>>>

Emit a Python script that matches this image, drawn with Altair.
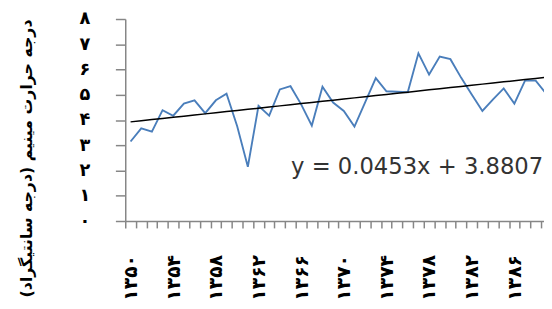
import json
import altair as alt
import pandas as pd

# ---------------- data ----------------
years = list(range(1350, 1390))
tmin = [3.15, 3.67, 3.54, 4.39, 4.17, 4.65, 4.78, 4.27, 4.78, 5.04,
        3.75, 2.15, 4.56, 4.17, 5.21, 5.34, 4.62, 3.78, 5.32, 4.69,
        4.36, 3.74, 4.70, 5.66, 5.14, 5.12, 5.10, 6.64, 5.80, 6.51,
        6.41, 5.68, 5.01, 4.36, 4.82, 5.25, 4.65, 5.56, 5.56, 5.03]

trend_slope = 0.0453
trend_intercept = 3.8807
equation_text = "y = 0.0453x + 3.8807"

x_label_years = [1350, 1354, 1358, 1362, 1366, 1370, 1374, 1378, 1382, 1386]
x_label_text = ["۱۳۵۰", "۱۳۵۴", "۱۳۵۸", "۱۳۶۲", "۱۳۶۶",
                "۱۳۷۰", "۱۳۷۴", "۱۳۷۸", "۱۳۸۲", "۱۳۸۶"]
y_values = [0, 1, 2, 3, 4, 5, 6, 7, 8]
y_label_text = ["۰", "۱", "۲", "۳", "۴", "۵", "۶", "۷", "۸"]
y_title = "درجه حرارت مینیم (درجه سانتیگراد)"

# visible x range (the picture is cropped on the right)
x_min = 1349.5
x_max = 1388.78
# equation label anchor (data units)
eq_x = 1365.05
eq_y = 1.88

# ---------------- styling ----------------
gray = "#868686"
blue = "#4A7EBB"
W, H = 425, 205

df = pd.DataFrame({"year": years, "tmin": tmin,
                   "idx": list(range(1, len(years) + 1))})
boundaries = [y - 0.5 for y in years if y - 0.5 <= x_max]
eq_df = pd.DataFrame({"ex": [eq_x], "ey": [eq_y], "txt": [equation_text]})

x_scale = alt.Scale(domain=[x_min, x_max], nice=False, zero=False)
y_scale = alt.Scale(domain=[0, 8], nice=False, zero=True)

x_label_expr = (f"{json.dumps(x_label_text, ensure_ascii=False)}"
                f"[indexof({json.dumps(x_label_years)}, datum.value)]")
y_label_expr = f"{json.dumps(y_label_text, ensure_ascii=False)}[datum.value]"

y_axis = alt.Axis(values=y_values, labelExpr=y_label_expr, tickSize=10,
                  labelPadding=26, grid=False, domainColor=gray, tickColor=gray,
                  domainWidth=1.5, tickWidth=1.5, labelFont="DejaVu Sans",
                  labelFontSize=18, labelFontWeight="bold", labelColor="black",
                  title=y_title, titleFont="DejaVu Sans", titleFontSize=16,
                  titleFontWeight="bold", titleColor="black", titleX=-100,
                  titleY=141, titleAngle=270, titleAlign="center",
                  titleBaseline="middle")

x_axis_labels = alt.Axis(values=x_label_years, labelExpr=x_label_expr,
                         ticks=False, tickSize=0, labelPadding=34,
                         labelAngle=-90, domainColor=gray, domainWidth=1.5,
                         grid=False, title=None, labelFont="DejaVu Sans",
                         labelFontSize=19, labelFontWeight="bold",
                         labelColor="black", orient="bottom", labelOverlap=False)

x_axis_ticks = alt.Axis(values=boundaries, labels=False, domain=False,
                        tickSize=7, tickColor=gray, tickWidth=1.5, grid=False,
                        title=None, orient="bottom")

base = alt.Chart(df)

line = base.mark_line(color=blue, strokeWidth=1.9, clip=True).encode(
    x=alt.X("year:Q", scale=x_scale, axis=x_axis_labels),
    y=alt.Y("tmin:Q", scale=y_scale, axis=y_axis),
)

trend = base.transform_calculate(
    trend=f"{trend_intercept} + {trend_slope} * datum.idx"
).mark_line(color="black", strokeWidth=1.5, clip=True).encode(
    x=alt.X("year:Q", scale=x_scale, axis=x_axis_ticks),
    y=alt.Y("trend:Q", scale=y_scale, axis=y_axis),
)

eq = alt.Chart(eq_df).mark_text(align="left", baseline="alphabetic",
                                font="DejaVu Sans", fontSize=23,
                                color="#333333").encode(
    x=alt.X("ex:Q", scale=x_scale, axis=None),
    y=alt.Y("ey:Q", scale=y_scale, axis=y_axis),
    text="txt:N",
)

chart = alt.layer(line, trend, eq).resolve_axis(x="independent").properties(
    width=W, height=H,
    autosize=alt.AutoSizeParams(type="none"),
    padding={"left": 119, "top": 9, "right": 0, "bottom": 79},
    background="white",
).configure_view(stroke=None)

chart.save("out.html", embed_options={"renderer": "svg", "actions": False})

<<<

§ Instructions to follow:
Omit the pictures, then repeat exactly each line from the beginning of the listing through the line with "import pandas as pd".

§ Final answer:
Emit a Python script that matches this image, drawn with Altair.
import json
import altair as alt
import pandas as pd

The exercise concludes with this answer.